## [What you need to do]
Leaving out every picture, quote the data below exactly as it appears.

## [Data lines]
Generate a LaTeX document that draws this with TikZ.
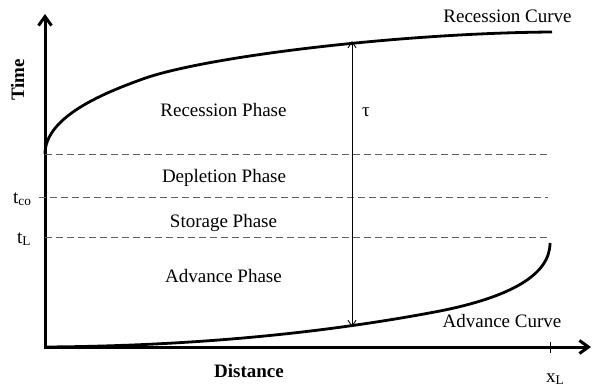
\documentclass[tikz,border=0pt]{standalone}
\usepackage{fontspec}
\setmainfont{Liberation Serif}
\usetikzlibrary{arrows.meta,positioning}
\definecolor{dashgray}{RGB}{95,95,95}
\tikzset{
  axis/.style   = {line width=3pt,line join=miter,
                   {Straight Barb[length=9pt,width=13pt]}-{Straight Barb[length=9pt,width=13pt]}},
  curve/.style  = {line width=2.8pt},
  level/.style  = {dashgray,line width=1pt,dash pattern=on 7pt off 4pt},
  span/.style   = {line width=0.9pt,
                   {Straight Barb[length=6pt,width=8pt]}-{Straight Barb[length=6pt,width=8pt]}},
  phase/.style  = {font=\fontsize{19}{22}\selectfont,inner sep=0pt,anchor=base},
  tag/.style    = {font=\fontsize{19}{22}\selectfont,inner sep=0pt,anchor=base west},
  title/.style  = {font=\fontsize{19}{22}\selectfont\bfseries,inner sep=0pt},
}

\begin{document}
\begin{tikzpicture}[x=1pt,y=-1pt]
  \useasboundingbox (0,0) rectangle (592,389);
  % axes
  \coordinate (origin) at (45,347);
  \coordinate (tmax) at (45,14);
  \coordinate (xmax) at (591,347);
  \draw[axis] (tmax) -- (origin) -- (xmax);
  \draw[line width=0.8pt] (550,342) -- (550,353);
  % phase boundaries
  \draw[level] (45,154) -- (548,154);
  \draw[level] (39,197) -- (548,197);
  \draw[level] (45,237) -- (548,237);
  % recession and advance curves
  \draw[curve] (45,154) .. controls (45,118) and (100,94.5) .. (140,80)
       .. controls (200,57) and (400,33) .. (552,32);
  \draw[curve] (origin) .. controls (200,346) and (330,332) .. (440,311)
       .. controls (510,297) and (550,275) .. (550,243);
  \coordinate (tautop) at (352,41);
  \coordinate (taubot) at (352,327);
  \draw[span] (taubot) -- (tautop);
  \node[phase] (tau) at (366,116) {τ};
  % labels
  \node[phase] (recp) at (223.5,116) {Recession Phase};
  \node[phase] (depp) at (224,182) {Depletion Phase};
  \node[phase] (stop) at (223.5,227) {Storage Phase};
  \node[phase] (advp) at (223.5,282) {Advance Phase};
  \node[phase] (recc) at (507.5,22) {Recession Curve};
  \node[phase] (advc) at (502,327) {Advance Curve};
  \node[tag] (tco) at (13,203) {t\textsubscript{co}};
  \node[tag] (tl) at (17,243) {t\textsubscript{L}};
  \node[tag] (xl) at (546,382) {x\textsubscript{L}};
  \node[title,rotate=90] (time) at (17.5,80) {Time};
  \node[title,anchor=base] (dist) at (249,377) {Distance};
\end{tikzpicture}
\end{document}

## [Solution]
Generate a LaTeX document that draws this with TikZ.
\documentclass[tikz,border=0pt]{standalone}
\usepackage{fontspec}
\setmainfont{Liberation Serif}
\usetikzlibrary{arrows.meta,positioning}
\definecolor{dashgray}{RGB}{95,95,95}
\tikzset{
  axis/.style   = {line width=3pt,line join=miter,
                   {Straight Barb[length=9pt,width=13pt]}-{Straight Barb[length=9pt,width=13pt]}},
  curve/.style  = {line width=2.8pt},
  level/.style  = {dashgray,line width=1pt,dash pattern=on 7pt off 4pt},
  span/.style   = {line width=0.9pt,
                   {Straight Barb[length=6pt,width=8pt]}-{Straight Barb[length=6pt,width=8pt]}},
  phase/.style  = {font=\fontsize{19}{22}\selectfont,inner sep=0pt,anchor=base},
  tag/.style    = {font=\fontsize{19}{22}\selectfont,inner sep=0pt,anchor=base west},
  title/.style  = {font=\fontsize{19}{22}\selectfont\bfseries,inner sep=0pt},
}

\begin{document}
\begin{tikzpicture}[x=1pt,y=-1pt]
  \useasboundingbox (0,0) rectangle (592,389);
  % axes
  \coordinate (origin) at (45,347);
  \coordinate (tmax) at (45,14);
  \coordinate (xmax) at (591,347);
  \draw[axis] (tmax) -- (origin) -- (xmax);
  \draw[line width=0.8pt] (550,342) -- (550,353);
  % phase boundaries
  \draw[level] (45,154) -- (548,154);
  \draw[level] (39,197) -- (548,197);
  \draw[level] (45,237) -- (548,237);
  % recession and advance curves
  \draw[curve] (45,154) .. controls (45,118) and (100,94.5) .. (140,80)
       .. controls (200,57) and (400,33) .. (552,32);
  \draw[curve] (origin) .. controls (200,346) and (330,332) .. (440,311)
       .. controls (510,297) and (550,275) .. (550,243);
  \coordinate (tautop) at (352,41);
  \coordinate (taubot) at (352,327);
  \draw[span] (taubot) -- (tautop);
  \node[phase] (tau) at (366,116) {τ};
  % labels
  \node[phase] (recp) at (223.5,116) {Recession Phase};
  \node[phase] (depp) at (224,182) {Depletion Phase};
  \node[phase] (stop) at (223.5,227) {Storage Phase};
  \node[phase] (advp) at (223.5,282) {Advance Phase};
  \node[phase] (recc) at (507.5,22) {Recession Curve};
  \node[phase] (advc) at (502,327) {Advance Curve};
  \node[tag] (tco) at (13,203) {t\textsubscript{co}};
  \node[tag] (tl) at (17,243) {t\textsubscript{L}};
  \node[tag] (xl) at (546,382) {x\textsubscript{L}};
  \node[title,rotate=90] (time) at (17.5,80) {Time};
  \node[title,anchor=base] (dist) at (249,377) {Distance};
\end{tikzpicture}
\end{document}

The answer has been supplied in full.